Samsung Electronics, the world's top memory chipmaker, has also joined hands with Naver jointly to develop AI chip solutions, signing an agreement late last year.

But the market is still in a very nascent stage, so it is too early to conclude how the generative AI market could become a lucrative source of revenue for chipmakers, another industry official said.

"ChatGPT's introduction has proven the technology can now be commercialized, but even ChatGPT has not yet shown how the service will be used to make a profit," the official said.

“The technology is already there. The point is how ChatGPT will be actively used. For memory chipmakers, it is just a matter of whether the market creates concrete demand, and then we can supply the advanced chips to meet the demand."

As the global No. 2 foundry maker, Samsung could also become a beneficiary of AI's growth. It can potentially snap up orders from chip designers, but this idea too is only an assumption, the official added.

The memory chip industry expects demand will emerge for high-performance High Bandwidth Memory, which carries data to CPUs, as well as for high-density server DRAM of 128 gigabytes.

AI-based models require high-performance processors that can do large-scale computation, and what goes together to enable the technology is the high-performance, high-density memory chips, Kim of Samsung said during the earnings call.

"Most specifically, we can expect there to be long-term demand growth for high-performance HBM, which provides data directly to CPUs and AI accelerators, as well as high-density server DRAM such as of 128 gigabytes,” the Samsung executive said.
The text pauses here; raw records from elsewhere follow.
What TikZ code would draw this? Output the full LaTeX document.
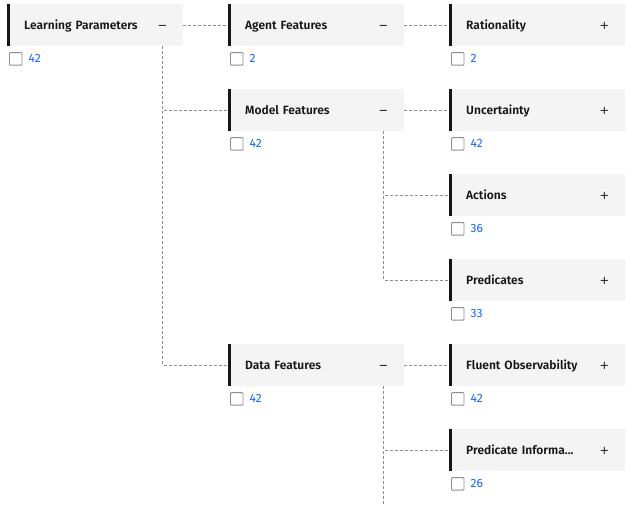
\documentclass[tikz,border=0pt]{standalone}
\usepackage{fontspec}
\setmainfont{Fira Sans}[BoldFont={Fira Sans SemiBold}]
\newfontfamily\signfont{DejaVu Sans}
\usetikzlibrary{positioning}
\definecolor{boxgray}{HTML}{F4F4F4}
\definecolor{inkdark}{HTML}{161616}
\definecolor{linkgray}{HTML}{8D8D8D}
\definecolor{countblue}{HTML}{0F62FE}
\newcommand\truncdots{...}
\tikzset{
	item/.style={fill=boxgray, anchor=west, minimum width=176pt, minimum height=42pt,
		text width=142pt, inner xsep=17pt, align=left, text height=8.4pt, text depth=0pt,
		text=inkdark, font=\fontsize{12}{14}\selectfont\bfseries},
	bar/.style={draw=inkdark, line width=3pt},
	sign/.style={inner sep=0pt, anchor=base, text=inkdark, font=\signfont\fontsize{11.5}{12}\selectfont},
	check/.style={draw=linkgray, line width=0.9pt, minimum size=12.5pt, inner sep=0pt, anchor=north west, rounded corners=0.8pt},
	count/.style={inner sep=0pt, text=countblue, font=\fontsize{12}{14}\selectfont},
	link/.style={draw=linkgray, line width=0.7pt, dash pattern=on 3pt off 2pt}
}
\begin{document}
\begin{tikzpicture}[x=1pt,y=-1pt]
	\useasboundingbox (0,0) rectangle (626,506);

	% tree items: name/column/row/label/sign/count
	\foreach \n/\c/\r/\t/\s/\v in {lp/0/0/Learning Parameters/−/42, af/1/0/Agent Features/−/2,
		mf/1/1/Model Features/−/42, df/1/4/Data Features/−/42, rat/2/0/Rationality/+/2,
		unc/2/1/Uncertainty/+/42, act/2/2/Actions/+/36, pred/2/3/Predicates/+/33,
		flu/2/4/Fluent Observability/+/42, pinf/2/5/Predicate Informa\truncdots/+/26}
	{
		\node [item] (\n) at (7+221*\c, 25+85*\r) {\t};
		\draw [bar] ([xshift=1.5pt]\n.north west) -- ([xshift=1.5pt]\n.south west);
		\node [sign] (\n-s) at ([xshift=-21pt,yshift=-4pt]\n.east) {\s};
		\node [check] (\n-c) at ([xshift=2pt,yshift=-6pt]\n.south west) {};
		\node [count, right=6pt of \n-c] (\n-n) {\v};
	}

	% connectors
	\draw [link] (lp.east) -- (af.west);
	\draw [link] (af.east) -- (rat.west);
	\draw [link] (mf.east) -- (unc.west);
	\draw [link] (df.east) -- (flu.west);
	\draw [link] (lp-s |- lp.south) |- (mf.west);
	\draw [link] (lp-s |- lp.south) |- (df.west);
	\draw [link] (mf-s |- mf.south) |- (act.west);
	\draw [link] (mf-s |- mf.south) |- (pred.west);
	\draw [link] (df-s |- df.south) |- (pinf.west);
	\coordinate (df-end) at (df-s |- 0,506);
	\draw [link] (df-s |- df.south) -- (df-end);
\end{tikzpicture}
\end{document}
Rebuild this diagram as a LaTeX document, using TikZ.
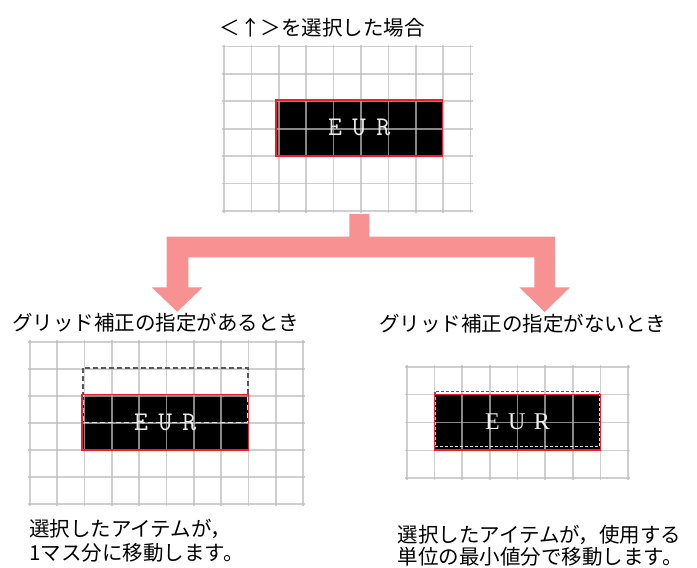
\documentclass[tikz,border=0pt]{standalone}
\usepackage{fontspec}
\newfontfamily\jpfont{Noto Sans CJK JP}
\newfontfamily\eurserif{Liberation Serif}
\usetikzlibrary{positioning}
\definecolor{arrowpink}{RGB}{248,145,145}
\definecolor{gridgray}{RGB}{188,188,188}
\definecolor{borderred}{RGB}{240,30,40}

\begin{document}
\begin{tikzpicture}[x=1pt, y=-1pt,
        gridline/.style={draw=gridgray, opacity=0.72, line width=1.7pt},
        itemfill/.style={fill=black, inner sep=0pt, outer sep=0pt, minimum width=166.3pt, minimum height=55.7pt},
        itemedge/.style={draw=borderred, line width=1.5pt},
        oldpos/.style={draw=black!65, line width=1.2pt},
        heading/.style={font=\jpfont\fontsize{20.5}{24}\selectfont, inner sep=0pt},
        note/.style={font=\jpfont\fontsize{20.5}{24}\selectfont, inner sep=0pt, align=left, anchor=west},
        eurmono/.style={text=black!8, font=\ttfamily\fontsize{27}{27}\selectfont\addfontfeatures{FakeBold=1.2}, inner sep=0pt},
        eurroman/.style={text=black!6, font=\eurserif\fontsize{24}{24}\selectfont, inner sep=0pt}
    ]
        \useasboundingbox (0,0) rectangle (697,568);

        % top panel
        \node[heading] (toptitle) at (322,27.5) {＜↑＞を選択した場合};
        \node[itemfill] (topbox) at (359.2,127.9) {};
        \foreach \i in {0,...,9}
            \draw[gridline] (224+27.4*\i,44.5) -- (224+27.4*\i,212.9);
        \foreach \j in {0,...,6}
            \draw[gridline] (222,46.5+27.4*\j) -- (472.6,46.5+27.4*\j);
        \draw[itemedge] (topbox.north west) rectangle (topbox.south east);
        \node[eurmono] (topeur) at (topbox.center) {E\hspace{10.2pt}U\hspace{10.2pt}R};

        % fork arrow
        \coordinate (stem) at (359.3,214);
        \coordinate (lefttip) at (177.3,311.7);
        \coordinate (righttip) at (544.7,312);
        \fill[arrowpink] ([xshift=-10pt]stem) -- ([xshift=10pt]stem) -- (369.3,236.7)
            -- (555,236.7) -- (555,287.3) -- (570,287.3) -- (righttip) -- (519.3,287.3)
            -- (534.3,287.3) -- (534.3,257.3) -- (188.3,257.3) -- (188.3,287.3)
            -- (202.7,287.3) -- (lefttip) -- (151.7,287.3) -- (166.7,287.3)
            -- (166.7,236.7) -- (349.3,236.7) -- cycle;

        % with grid snapping
        \node[heading, anchor=west] (lefttitle) at (12,322.5) {グリッド補正の指定があるとき};
        \node[itemfill] (leftbox) at (165.3,422.2) {};
        \foreach \i in {0,...,10}
            \draw[gridline] (30+27.3*\i,339.7) -- (30+27.3*\i,506.3);
        \foreach \j in {0,...,6}
            \draw[gridline] (28,341.7+27.1*\j) -- (305,341.7+27.1*\j);
        \draw[oldpos, dash pattern=on 5pt off 3pt] (83,368) rectangle (248,422.7);
        \begin{scope}
            \clip (leftbox.north west) rectangle (leftbox.south east);
            \draw[oldpos, draw=black!12, dash pattern=on 5pt off 3pt] (83,368) rectangle (248,422.7);
        \end{scope}
        \draw[itemedge] (leftbox.north west) rectangle (leftbox.south east);
        \node[eurmono] (lefteur) at (leftbox.center) {E\hspace{10.2pt}U\hspace{10.2pt}R};
        \node[note] (leftnote) at (29,540.4) {選択したアイテムが，\\1マス分に移動します。};

        % without grid snapping
        \node[heading, anchor=west] (righttitle) at (379,323.5) {グリッド補正の指定がないとき};
        \node[itemfill] (rightbox) at (517.5,422.2) {};
        \foreach \i in {0,...,8}
            \draw[gridline] (406.7+27.7*\i,364.7) -- (406.7+27.7*\i,480.3);
        \foreach \j in {0,...,4}
            \draw[gridline] (404.7,366.7+27.9*\j) -- (630.3,366.7+27.9*\j);
        \draw[oldpos, dash pattern=on 3pt off 2pt] (435,391.7) rectangle (599.3,446.7);
        \begin{scope}
            \clip (rightbox.north west) rectangle (rightbox.south east);
            \draw[oldpos, draw=black!12, dash pattern=on 3pt off 2pt] (435,391.7) rectangle (599.3,446.7);
        \end{scope}
        \draw[itemedge] (rightbox.north west) rectangle (rightbox.south east);
        \node[eurroman] (righteur) at (rightbox.center) {E\hspace{8.5pt}U\hspace{8.5pt}R};
        \node[note, font=\jpfont\fontsize{20.5}{21.8}\selectfont] (rightnote) at (397.5,545.4) {選択したアイテムが，使用する\\単位の最小値分で移動します。};
    \end{tikzpicture}
\end{document}
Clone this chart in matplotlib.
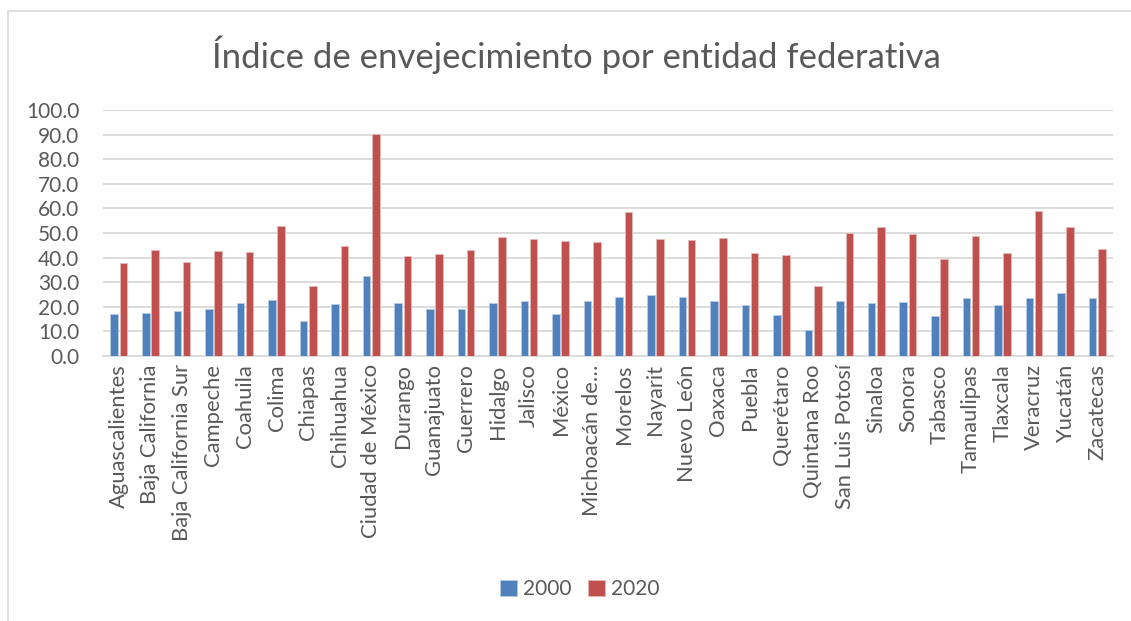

"That is why we are planning to actively capture the increase in demand related to AI services by developing high-performance, high-density memory products," Kim said.

In the meantime, the growth of the AI market is expected to have just a little impact on the increase of the inventory of “lower-tier” memory chips, except for some types of DRAM chips, sources said.

According to industry estimates, Samsung’s inventory assets are at an all-time high of 52.2 trillion won ($4.03 billion) as of the fourth quarter last year, up 26 percent compared to the same period in the previous year. SK’s inventory assets also jumped 75 percent on-year to some 15.6 trillion won during the cited period.